We will use the expansion and contraction of an ideal gas as an example process to understand and compute the change in internal energy, work, and heat (and other quantities). Ideal gasses are chosen because the equation of state (ideal gas law, \(PV=nRT\)) is known for this system. Ultimately we hope that what we learn about these processes is applicable to biochemical processes.

Today, we will consider two processes: a reversible isothermal expansion/contraction and expansion/contraction at constant external pressure.

But first, a few words on the internal energy of an ideal gas…

4.3.3.4.1. Internal energy of an ideal gas#

An ideal gas is one in which the individual particles do not interact (no nonbonded interactions). Thus, the internal energy of the system is the kinetic energy of the particles. This can be written as:

\(U_{sys} = \frac{3}{2} nRT\),

where \(n\) is the number of moles of the gas, \(R\) is the universal gas constant, and \(T\) is the temperature.

4.3.3.4.2. Reversible Isothermal Expansion#

Compute the \(\Delta U\), \(q\), and \(w\) for \(n\) moles of an ideal gas when it expands from \(V_1\) to \(V_2\) reversibly and isothermally.

We start by writing out and and all expressions we have for \(\Delta U\), \(q\), and \(w\).

\(\Delta U_{sys} = q + w\)

\(\Delta U_{sys} = U_{sys}^{final} - U_{sys}^{initial}\)

\(U_{sys} = \frac{3}{2}nRT\)

\(w = -\int P_{ext}dV\)

From these equations, we can compute all three! Start with \(\Delta U\):

\(\Delta U = U_{sys}^{final} - U_{sys}^{initial} = \frac{3}{2}nRT^{final} - \frac{3}{2}nRT^{initial} = 0\)

The change in internal energy is zero for an ideal gas undergoing an isothermal process. We now rearrange to see:

\(\Delta U_{sys} = q + w = 0\)

\(\Rightarrow q = -w\)

Now to solve for \(w\):

\(w = -\int P_{ext}dV\)

Because this processes is done reversibly, we know that the pressure of the system is equal to that of the surroundings at every point along the path. Thus, \(P_{ext}=P_{sys}\) and we can plug in the ideal gas law for \(P_{ext}\):

\(w = -\int \frac{nRT}{V}dV\)

Notice \(nRT\) are all constants for an isothermal process so

\(w = -nRT\int \frac{1}{V}dV = -nRT\ln\left(\frac{V_f}{V_i}\right)=nRT\ln\left(\frac{V_i}{V_f}\right)\)

Plug back in for \(q\):

\(q = -w = nRT\ln\left(\frac{V_f}{V_i}\right)\)

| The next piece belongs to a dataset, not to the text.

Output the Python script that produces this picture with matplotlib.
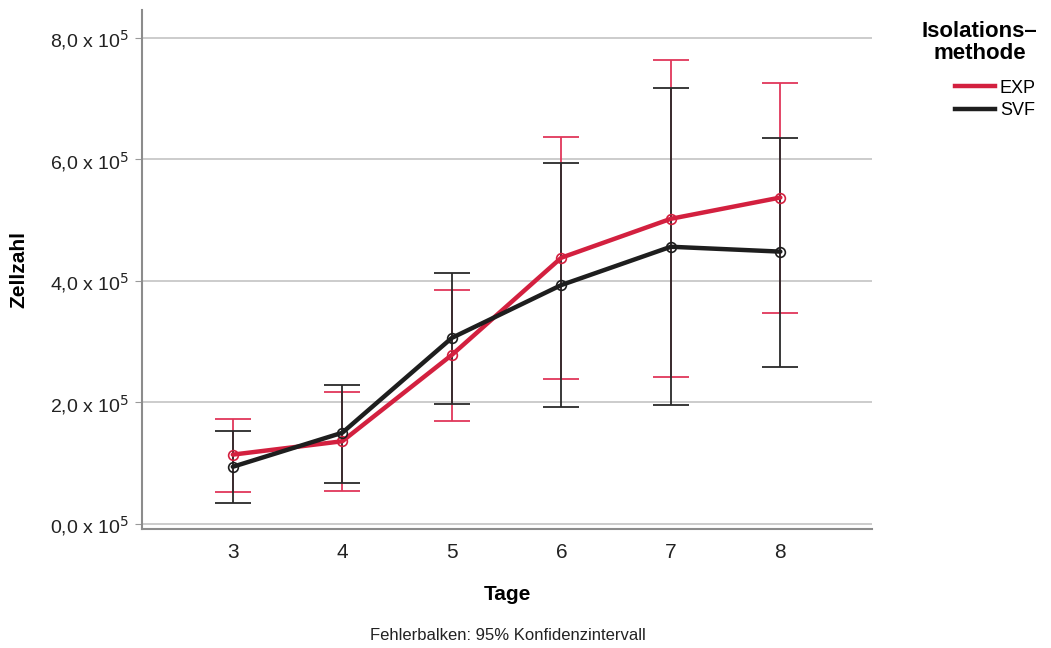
import matplotlib.pyplot as plt
from matplotlib.lines import Line2D

plt.rcParams['font.family'] = ['Liberation Sans', 'DejaVu Sans']

# Tage
days = [3, 4, 5, 6, 7, 8]

# EXP: Mittelwerte und 95%-KI (in 1e5 Zellen)
exp_mean = [1.14, 1.36, 2.78, 4.38, 5.02, 5.37]
exp_low = [0.53, 0.54, 1.70, 2.39, 2.42, 3.47]
exp_high = [1.73, 2.17, 3.85, 6.37, 7.63, 7.26]

# SVF: Mittelwerte und 95%-KI (in 1e5 Zellen)
svf_mean = [0.94, 1.50, 3.06, 3.93, 4.56, 4.48]
svf_low = [0.34, 0.67, 1.98, 1.93, 1.96, 2.58]
svf_high = [1.53, 2.29, 4.13, 5.93, 7.17, 6.35]

y_ticks = [0, 2, 4, 6, 8]
y_labels = [r'0,0 x 10$^5$', r'2,0 x 10$^5$', r'4,0 x 10$^5$', r'6,0 x 10$^5$', r'8,0 x 10$^5$']

red = '#d3203f'
black = '#1e1e1e'

fig = plt.figure(figsize=(10.51, 6.48), dpi=100)
ax = fig.add_axes([0.135, 0.184, 0.695, 0.801])

def draw(mean, low, high, color, ecolor):
    yerr = [[m - l for m, l in zip(mean, low)], [h - m for m, h in zip(mean, high)]]
    ax.errorbar(days, mean, yerr=yerr, fmt='none', ecolor=ecolor, elinewidth=1.3,
                capsize=13, capthick=1.3, zorder=3)
    ax.plot(days, mean, color=color, lw=3.2, zorder=4, solid_capstyle='round')
    ax.plot(days, mean, 'o', ms=7, mfc='none', mec=color, mew=1.2, zorder=5)

draw(exp_mean, exp_low, exp_high, red, '#e0375a')
draw(svf_mean, svf_low, svf_high, black, '#2a2a2a')

ax.set_xlim(2.17, 8.84)
ax.set_ylim(-0.08, 8.46)
ax.set_xticks(days)
ax.set_xticklabels([str(d) for d in days], fontsize=15, color='#222222')
ax.set_yticks(y_ticks)
ax.set_yticklabels(y_labels, fontsize=14, color='#222222')
ax.tick_params(axis='x', length=0, pad=10)
ax.tick_params(axis='y', length=5, color='#999999', pad=4)
ax.yaxis.grid(True, color='#c8c8c8', lw=1.3)
ax.set_axisbelow(True)
for s in ['top', 'right']:
    ax.spines[s].set_visible(False)
for s in ['left', 'bottom']:
    ax.spines[s].set_color('#8c8c8c')
    ax.spines[s].set_linewidth(1.5)

ax.set_xlabel('Tage', fontsize=15, fontweight='bold', labelpad=17)
ax.set_ylabel('Zellzahl', fontsize=15, fontweight='bold', labelpad=16)

# Legende: Titel zentriert, Einträge darunter
fig.text(0.932, 0.968, 'Isolations–\nmethode', ha='center', va='top',
         fontsize=16, fontweight='bold', linespacing=1.1)
handles = [Line2D([0], [0], color=red, lw=3.2), Line2D([0], [0], color=black, lw=3.2)]
fig.legend(handles, ['EXP', 'SVF'], loc='upper left', bbox_to_anchor=(0.893, 0.902),
           frameon=False, fontsize=13, handlelength=2.2, handletextpad=0.3,
           labelspacing=0.3)

fig.text(0.483, 0.012, 'Fehlerbalken: 95% Konfidenzintervall', ha='center', fontsize=12, color='#222222')

fig.savefig('out.png', dpi=100)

4.3.3.4.3. Expansion against Constant External Pressure#

Compute \(w\) for \(n\) moles of an ideal gas when it expands from \(V_1\) to \(V_2\) against a constant external pressure, \(P_{ext}\).

Notice that we are only computing \(w\) here. So we start with

\(w = -\int P_{ext} dV\).

Since \(P_{ext}\) is constant, we can take it out of the integral and simply get:

\(w = -P_{ext}\int dV = -P_{ext}\Delta V\).

Finally, we recognize that the final pressure of the system must be equal to that of the surroundings and thus \(P_{ext} = P_2\), or

\(w = -P_{ext}\Delta V = -P_2\Delta V = \frac{-nRT_2}{V_2}\Delta V\).